— BEGIN —

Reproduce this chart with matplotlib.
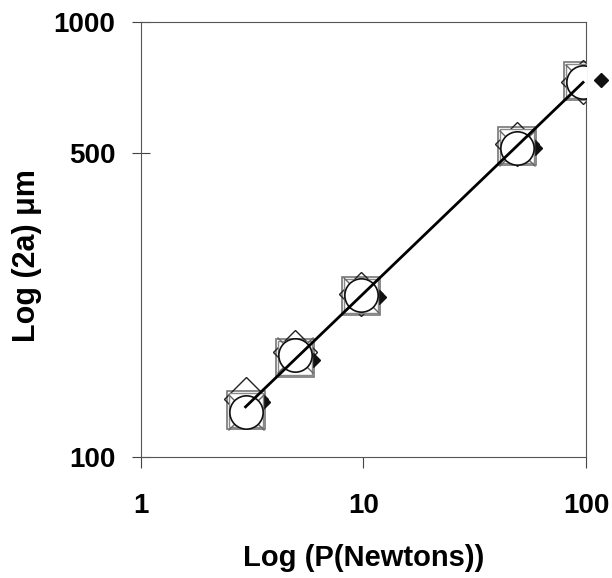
import numpy as np
import matplotlib
matplotlib.use("Agg")
import matplotlib.pyplot as plt

plt.rcParams['font.family'] = ['Liberation Sans', 'DejaVu Sans']

# load (N)
load = [2.95, 4.9, 9.7, 49, 97]
# diagonal 2a (um) for each indenter series
circle_vals = [127, 172, 236, 513, 728]
square_vals = [128, 169, 234, 519, 732]
diamond_vals = [136, 174, 237, 524, 728]
cross_vals = [127, 172, 236, 513, 728]
# small filled marker sits a little to the right of each group
load_filled = [3.55, 5.9, 11.8, 59, 117]
filled_vals = [134, 167, 233, 513, 736]

fig = plt.figure(figsize=(6.12, 5.78), dpi=100)
ax = fig.add_axes([0.2304, 0.2093, 0.9575 - 0.2304, 0.962 - 0.2093])

ax.plot(load, square_vals, 's', ms=27, mfc='white', mec='#777777', mew=1.2, zorder=2)
ax.plot(load, diamond_vals, 'D', ms=22, mfc='none', mec='#222222', mew=1.0, zorder=2)
ax.plot(load_filled, filled_vals, 'D', ms=7, mfc='#111111', mec='#111111', zorder=3,
        clip_on=False)
ax.plot(load, square_vals, 's', ms=24, mfc='white', mec='#888888', mew=1.0, zorder=3)
ax.plot(load, cross_vals, 'x', ms=26, mec='#666666', mew=1.0, zorder=4)
ax.plot(load, circle_vals, 'o', ms=24, mfc='white', mec='#111111', mew=1.2, zorder=5)

# power law fit through the circle data
k = np.polyfit(np.log10(load), np.log10(circle_vals), 1)
xf = np.array([load[0], load[-1]])
ax.plot(xf, 10 ** np.polyval(k, np.log10(xf)), color='black', lw=2, zorder=6)

ax.set_xscale('log')
ax.set_yscale('log')
ax.set_xlim(1, 100)
ax.set_ylim(100, 1000)
ax.set_xticks([1, 10, 100])
ax.set_xticklabels(['1', '10', '100'])
ax.set_yticks([100, 500, 1000])
ax.set_yticklabels(['100', '500', '1000'])
ax.minorticks_off()
ax.tick_params(axis='x', direction='out', length=8, width=0.8, pad=18,
               labelsize=20, color='#444444')
ax.tick_params(axis='y', direction='inout', length=13, width=0.8, pad=12,
               labelsize=20, color='#444444')
for lab in ax.get_xticklabels() + ax.get_yticklabels():
    lab.set_fontweight('bold')
for sp in ax.spines.values():
    sp.set_color('#555555')
    sp.set_linewidth(0.8)

ax.set_xlabel('Log (P(Newtons))', fontsize=21, fontweight='bold', labelpad=18)
ax.set_ylabel('Log (2a) \u03bcm', fontsize=22, fontweight='bold', labelpad=8)
ax.yaxis.label.set_y(0.464)

fig.savefig('out.png', dpi=100)
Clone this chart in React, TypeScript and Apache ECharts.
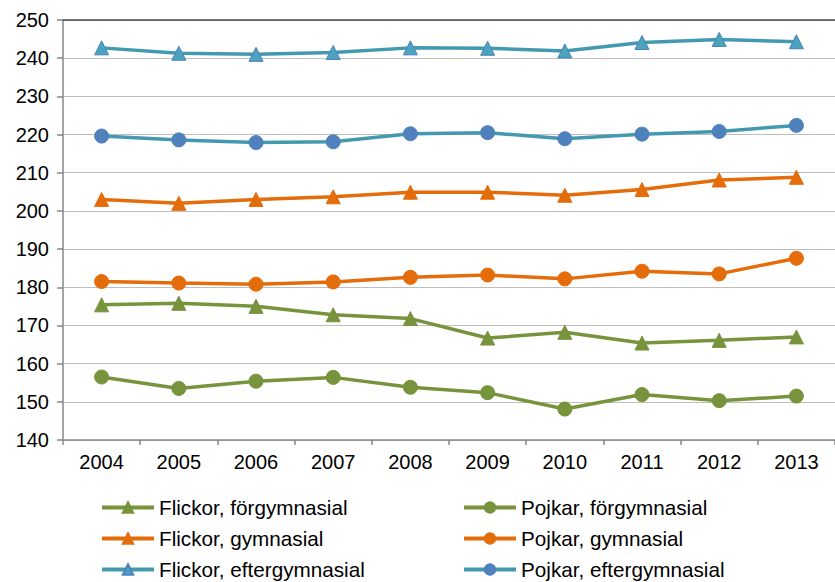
import React, { useEffect, useRef } from "react";
import * as echarts from "echarts";

const years = ["2004", "2005", "2006", "2007", "2008", "2009", "2010", "2011", "2012", "2013"];

const flickorForgymnasial = [175.4, 175.8, 175.0, 172.8, 171.8, 166.7, 168.2, 165.4, 166.1, 167.0];
const pojkarForgymnasial = [156.5, 153.5, 155.4, 156.4, 153.8, 152.4, 148.1, 151.9, 150.3, 151.5];
const flickorGymnasial = [203.0, 202.0, 203.0, 203.7, 204.9, 204.9, 204.1, 205.6, 208.1, 208.8];
const pojkarGymnasial = [181.5, 181.1, 180.8, 181.4, 182.6, 183.2, 182.2, 184.2, 183.5, 187.6];
const flickorEftergymnasial = [242.7, 241.3, 241.0, 241.5, 242.7, 242.6, 241.9, 244.1, 244.9, 244.3];
const pojkarEftergymnasial = [219.6, 218.6, 217.9, 218.1, 220.2, 220.5, 218.9, 220.1, 220.8, 222.4];

const GREEN = "#77933C";
const ORANGE = "#E46C0A";
const TEAL = "#4399B0";
const BLUE = "#4F81BD";
const TEAL_FILL = "#4BA3BE";

const FONT = "'Liberation Sans', Arial, sans-serif";

function mkSeries(name: string, data: number[], lineColor: string, symbol: string, fill: string, border: string) {
  return {
    name,
    type: "line",
    data,
    symbol,
    symbolSize: 14,
    showSymbol: true,
    lineStyle: { color: lineColor, width: 3.5 },
    itemStyle: { color: fill, borderColor: border, borderWidth: 1 },
    emphasis: { disabled: true },
    z: 3,
  };
}

export default function App() {
  const ref = useRef<HTMLDivElement>(null);
  useEffect(() => {
    if (!ref.current) return;
    const chart = echarts.init(ref.current, undefined, { renderer: "svg" });
    const legendCommon = {
      orient: "vertical",
      itemWidth: 52,
      itemHeight: 13,
      itemGap: 10,
      top: 497,
      height: 90,
      padding: 0,
      lineStyle: { width: 4 },
      textStyle: { fontFamily: FONT, fontSize: 20.7, lineHeight: 20, color: "#000" },
      selectedMode: false,
    };
    chart.setOption({
      animation: false,
      backgroundColor: "#fff",
      grid: { left: 63, top: 20, right: -6, bottom: 142, containLabel: false },
      legend: [
        { ...legendCommon, left: 100, data: ["Flickor, förgymnasial", "Flickor, gymnasial", "Flickor, eftergymnasial"] },
        { ...legendCommon, left: 462, data: ["Pojkar, förgymnasial", "Pojkar, gymnasial", "Pojkar, eftergymnasial"] },
      ],
      xAxis: [
        {
          type: "category",
          data: years,
          boundaryGap: true,
          axisLine: { lineStyle: { color: "#868686", width: 1.5 } },
          axisTick: { show: true, length: 5, inside: false, lineStyle: { color: "#868686", width: 1.5 } },
          axisLabel: { fontFamily: FONT, fontSize: 20, color: "#000", margin: 12 },
          splitLine: { show: false },
        },
        {
          type: "category",
          data: years,
          position: "top",
          axisLine: { show: true, lineStyle: { color: "#4a4a4a", width: 1.5 } },
          axisTick: { show: false },
          axisLabel: { show: false },
          splitLine: { show: false },
        },
      ],
      yAxis: {
        type: "value",
        min: 140,
        max: 250,
        interval: 10,
        axisLine: { show: true, lineStyle: { color: "#868686", width: 1.5 } },
        axisTick: { show: true, length: 6, inside: false, lineStyle: { color: "#868686", width: 1.5 } },
        axisLabel: { fontFamily: FONT, fontSize: 20, color: "#000", margin: 14 },
        splitLine: { show: true, lineStyle: { color: "#BEBEBE", width: 1 } },
      },
      series: [
        mkSeries("Flickor, förgymnasial", flickorForgymnasial, GREEN, "triangle", GREEN, GREEN),
        mkSeries("Pojkar, förgymnasial", pojkarForgymnasial, GREEN, "circle", GREEN, GREEN),
        mkSeries("Flickor, gymnasial", flickorGymnasial, ORANGE, "triangle", ORANGE, ORANGE),
        mkSeries("Pojkar, gymnasial", pojkarGymnasial, ORANGE, "circle", ORANGE, ORANGE),
        mkSeries("Flickor, eftergymnasial", flickorEftergymnasial, TEAL, "triangle", TEAL_FILL, BLUE),
        mkSeries("Pojkar, eftergymnasial", pojkarEftergymnasial, TEAL, "circle", BLUE, BLUE),
      ],
    });
    return () => chart.dispose();
  }, []);
  return (
    <div
      ref={ref}
      style={{ position: "fixed", left: 0, top: 0, width: 835, height: 582, background: "#fff" }}
    />
  );
}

— END —

> [REQUEST] Without the pictures, repeat the entries above line by line, from the first through the one that contains "plt.rcParams['font.family'] = ['Liberation", both ends included.

> [SOLUTION TO THE PROBLEM]
Reproduce this chart with matplotlib.
import numpy as np
import matplotlib
matplotlib.use("Agg")
import matplotlib.pyplot as plt

plt.rcParams['font.family'] = ['Liberation Sans', 'DejaVu Sans']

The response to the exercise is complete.